Analytics and Modelling

To analyse the survey’s results and identify key trends and themes, Deloitte’s analytics team used an innovative analytical and modelling approach.

In order to better navigate the large amount of unstructured data we collected after interviewing 112 participants, the analytics team transformed the information from background and interview questionnaires provided into a structured database to enable its visualisation in an interactive visualisation dashboard.

The dashboard offers a number of features, allowing users to engage with the data sets at a very detailed level and refine the survey’s results based on the various criteria selected (role, industry, size of the business or geography, etc.).

Sentiment Analysis

Sentiment analysis is a part of Natural Language Processing (NLP) whose purpose is to determine the attitude or emotions expressed in words and sentences. Using Textblob, an open source Python application programming interface (“API”), Deloitte’s analytics team ran an analysis on the answers to the survey’s open-ended questions to reveal the feelings of the respondents and present them in a visual form. A sentiment analysis provides two scores: polarity (sentiment orientation: negative, positive or neutral) and subjectivity (to measure if a sentence expresses personal feelings, views or beliefs). The team was also able to create a word cloud based on the sentiment analysis, which shows how often a word is mentioned.

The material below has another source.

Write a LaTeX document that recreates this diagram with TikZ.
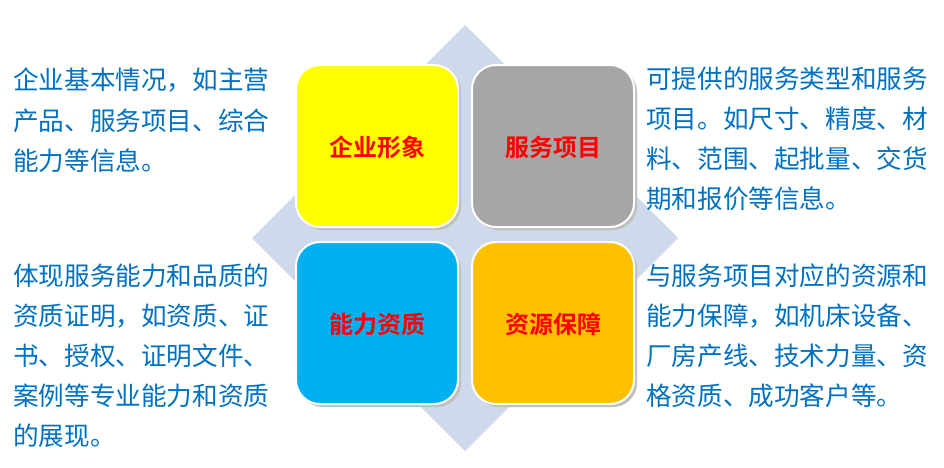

The size of the word in a cloud is proportionate to its frequency.

Other than common words the respondents would naturally mention in normal discourse during interviews when discussing the future role of the PE backed CFO such as ‘business’ or ‘finance’, the use of other words such as ‘technology’, ‘value’, ‘time’, ‘change’, ‘data’ highlights the current concerns of the key players in the PE environment.

The word cloud also reveals the subtle but telling differences in the words most frequently used by CFO and PE investors. ‘Data’, ‘information’ and ‘quality’ appear to be used more often by PE investors for instance, whilst CFOs cited ‘function’, ‘technology’ and ‘challenge’ on more occasions than the former.